"Disney, we have a problem"

Film critics hoot at Brian De Palma's $100 million space epic.

Published March 10, 2000 6:36PM (EST)

"In space, no one can hear you snore." That was the conclusion of the New York Times' Elvis Mitchell, leading off an across-the-boards critical fanny-whacking for Brian De Palma's $100 million "Mission to Mars."

The film, released through Disney's Touchstone Pictures, follows Tim Robbins, Gary Sinise and Don Cheadle through a space trip to the Red Planet, a disaster, and then a rescue mission that finds evidence of the origins of life on earth. The critics were unanimous in hooting at the film's ketchup-bottle pace, mind-numbing script and wooden performances. They also dismissed its New Age sentimentality and undifferentiated thematic amalgamation of, among other things, "2001: A Space Odyssey," "Close Encounters of the Third Kind," "The Abyss," "Contact" and "The Mummy."

Mitchell's review is among the nicest, actually. "After a couple of hours spinning around listening to this drivel," writes the Washington Post's Michael O'Sullivan, "I felt like I was going to barf."

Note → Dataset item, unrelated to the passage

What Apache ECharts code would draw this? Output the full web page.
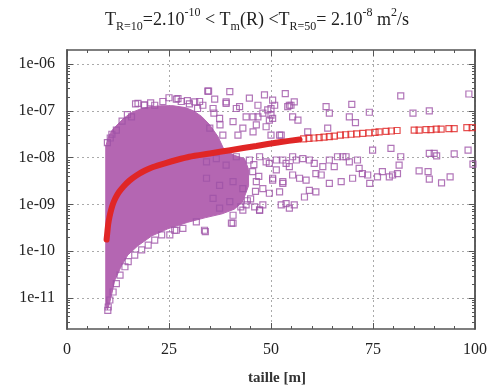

Big-budget Hollywood actioners have been kicked around the solar system by critics before, of course -- take "Armageddon." But "Armageddon" made hundreds of millions of dollars for Disney. "Mission to Mars" lacks big stars (Robbins, Sinise and Cheadle, respected though they are, don't exactly make the multiplexes go cha-ching), and thus far audience reactions have been mixed as well.

Actually, mixed is too nice a word. Recent showings on both coasts were greeted with catcalls and boos. At a screening at NYU's film school, students laughed when one of the main characters went to his death.

Mitchell's Times review is written with an amused contempt. He dismisses the film as a "new age paperweight" and concludes, "It's been a long time since such a grandiloquent souffli of majesty and silliness refused to rise on the big screen."

"There doesn't seem to be an original moment in the entire movie, and the score is so repetitive that it could have been downloaded directly from EnnioMorricone.com."

Variety is scathing. "If they ever decide to revive 'Mystery Science Theater 3000,'" writes Todd McCarthy, "'Mission to Mars' would be the perfect movie with which to launch the return."

It's an "elaborate, highfalutin space opera" that is "dull and eventually ludicrous while trying to be moving and profound," he writes. "Grim reviews and word of mouth will put the word out quickly, resulting in precipitous falloff from whatever opening weekend biz it manages to do."

Salon's Andrew O'Hehir concurred: "It's the sort of spectacularly misguided A-list movie that invites superlatives. Is it worse than 'Ishtar'? Worse than 'Waterworld'? Worse than 'The Sicilian'? Wherever it ranks in the pantheon of badness, 'Mission to Mars' is startlingly inept from start to finish -- it's atrociously written, poorly shot and edited and fatally unfocused."

Having contained his nausea, the Washington Post's O'Sullivan gets personal: "Earth to Brian De Palma: What the heck were you thinking?" He scores the slow rhythm and lack of tension. "How are we supposed to care whether the ship is leaking oxygen and fuel and must be abandoned in deep space when Sinise and company treat it like a flat tire on a country road?"

Kenneth Turan of the Los Angeles Times begins his review with an extended, devastating string of the movie's lamest lines: "Nobody ever wanted Mars the way you two did"; "The control module doesn't have enough thrust"; "Luke needs us now." He spends the rest of the review ridiculing the script and praising the film's press packet, which he calls "much more intriguing than what's on the screen."

The sole non-hostile major review comes from the Chicago Sun-Times' Roger Ebert, who says the movie has "extraordinary things in it." Yet even he spends most of his review bemoaning the film's ludicrousness: "It begins with an astronaut's backyard picnic that's so chirpy, it could easily accommodate Chevy Chase. It contains conversations that drag on beyond all reason. It is quiet when quiet is not called for. It contains actions that deny common sense. And for long stretches the characters speak nothing but boilerplate."

Film-fan sites on the Web were no friendlier. Wrote a correspondent on Ain't It Cool News: "When my friends and I saw the 'point of no return' warning on the girl-astronaut's suit-screen during the space-walk, we were like, Who manufactured the suit? ACME by way of Warner Bros.? It was a Wile E. Coyote moment, to be sure."